— Start Data listing —

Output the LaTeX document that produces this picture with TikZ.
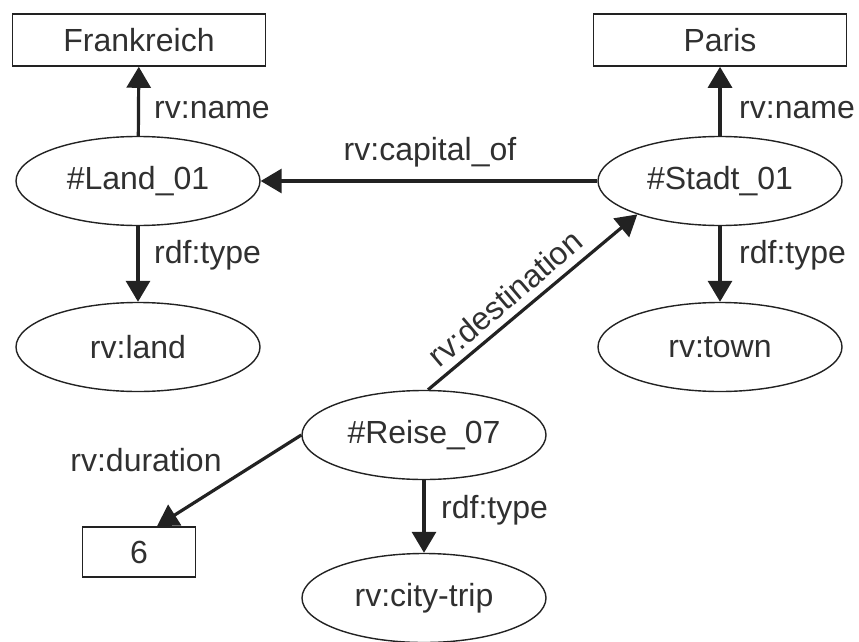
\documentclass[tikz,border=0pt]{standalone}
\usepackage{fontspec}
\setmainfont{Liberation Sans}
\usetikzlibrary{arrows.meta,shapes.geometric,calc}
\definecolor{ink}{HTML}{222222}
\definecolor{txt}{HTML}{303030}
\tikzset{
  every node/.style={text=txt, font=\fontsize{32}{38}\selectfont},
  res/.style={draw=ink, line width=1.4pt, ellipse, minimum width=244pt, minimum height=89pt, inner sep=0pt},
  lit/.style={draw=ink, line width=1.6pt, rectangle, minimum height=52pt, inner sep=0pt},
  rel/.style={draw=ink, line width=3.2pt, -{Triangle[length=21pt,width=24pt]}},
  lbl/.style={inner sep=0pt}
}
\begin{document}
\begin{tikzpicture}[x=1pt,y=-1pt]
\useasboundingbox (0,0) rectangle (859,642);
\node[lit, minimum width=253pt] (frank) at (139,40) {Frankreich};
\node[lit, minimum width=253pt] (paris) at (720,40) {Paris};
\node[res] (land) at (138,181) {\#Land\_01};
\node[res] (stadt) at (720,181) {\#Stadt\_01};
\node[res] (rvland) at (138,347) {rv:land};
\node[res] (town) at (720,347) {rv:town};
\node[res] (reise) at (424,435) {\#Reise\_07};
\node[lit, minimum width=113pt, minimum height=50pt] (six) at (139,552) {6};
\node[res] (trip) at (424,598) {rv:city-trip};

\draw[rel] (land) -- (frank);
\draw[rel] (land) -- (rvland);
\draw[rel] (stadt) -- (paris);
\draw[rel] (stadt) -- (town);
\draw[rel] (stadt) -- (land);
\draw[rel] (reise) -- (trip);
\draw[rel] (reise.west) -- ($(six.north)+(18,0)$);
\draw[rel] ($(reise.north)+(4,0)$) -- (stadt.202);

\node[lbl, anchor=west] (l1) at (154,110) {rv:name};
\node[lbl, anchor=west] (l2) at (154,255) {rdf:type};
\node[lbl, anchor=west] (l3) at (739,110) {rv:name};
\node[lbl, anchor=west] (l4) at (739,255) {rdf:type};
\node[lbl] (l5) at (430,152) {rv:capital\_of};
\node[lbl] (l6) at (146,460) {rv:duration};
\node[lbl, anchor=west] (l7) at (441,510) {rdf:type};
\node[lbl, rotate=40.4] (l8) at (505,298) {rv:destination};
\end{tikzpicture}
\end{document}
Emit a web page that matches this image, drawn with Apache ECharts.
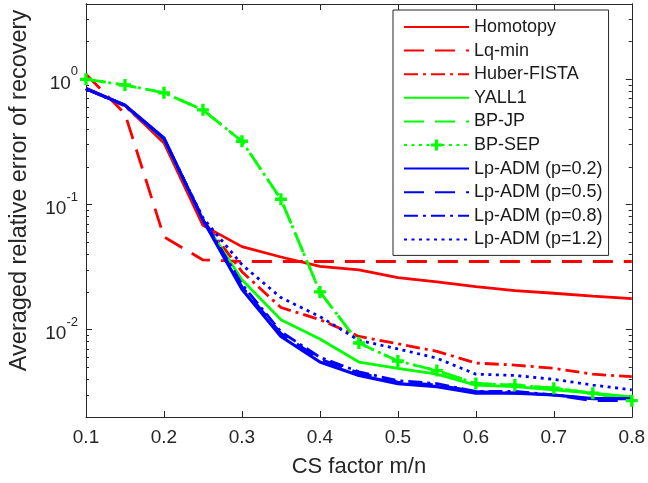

— End Data listing —

Reproduce the entries exactly. Do not carry over any picture.

Output the LaTeX document that produces this picture with TikZ.
\documentclass[tikz,border=0pt]{standalone}
\usepackage{fontspec}
\setmainfont{Liberation Sans}
\usetikzlibrary{arrows.meta,shapes.geometric,calc}
\definecolor{ink}{HTML}{222222}
\definecolor{txt}{HTML}{303030}
\tikzset{
  every node/.style={text=txt, font=\fontsize{32}{38}\selectfont},
  res/.style={draw=ink, line width=1.4pt, ellipse, minimum width=244pt, minimum height=89pt, inner sep=0pt},
  lit/.style={draw=ink, line width=1.6pt, rectangle, minimum height=52pt, inner sep=0pt},
  rel/.style={draw=ink, line width=3.2pt, -{Triangle[length=21pt,width=24pt]}},
  lbl/.style={inner sep=0pt}
}
\begin{document}
\begin{tikzpicture}[x=1pt,y=-1pt]
\useasboundingbox (0,0) rectangle (859,642);
\node[lit, minimum width=253pt] (frank) at (139,40) {Frankreich};
\node[lit, minimum width=253pt] (paris) at (720,40) {Paris};
\node[res] (land) at (138,181) {\#Land\_01};
\node[res] (stadt) at (720,181) {\#Stadt\_01};
\node[res] (rvland) at (138,347) {rv:land};
\node[res] (town) at (720,347) {rv:town};
\node[res] (reise) at (424,435) {\#Reise\_07};
\node[lit, minimum width=113pt, minimum height=50pt] (six) at (139,552) {6};
\node[res] (trip) at (424,598) {rv:city-trip};

\draw[rel] (land) -- (frank);
\draw[rel] (land) -- (rvland);
\draw[rel] (stadt) -- (paris);
\draw[rel] (stadt) -- (town);
\draw[rel] (stadt) -- (land);
\draw[rel] (reise) -- (trip);
\draw[rel] (reise.west) -- ($(six.north)+(18,0)$);
\draw[rel] ($(reise.north)+(4,0)$) -- (stadt.202);

\node[lbl, anchor=west] (l1) at (154,110) {rv:name};
\node[lbl, anchor=west] (l2) at (154,255) {rdf:type};
\node[lbl, anchor=west] (l3) at (739,110) {rv:name};
\node[lbl, anchor=west] (l4) at (739,255) {rdf:type};
\node[lbl] (l5) at (430,152) {rv:capital\_of};
\node[lbl] (l6) at (146,460) {rv:duration};
\node[lbl, anchor=west] (l7) at (441,510) {rdf:type};
\node[lbl, rotate=40.4] (l8) at (505,298) {rv:destination};
\end{tikzpicture}
\end{document}
Emit a web page that matches this image, drawn with Apache ECharts.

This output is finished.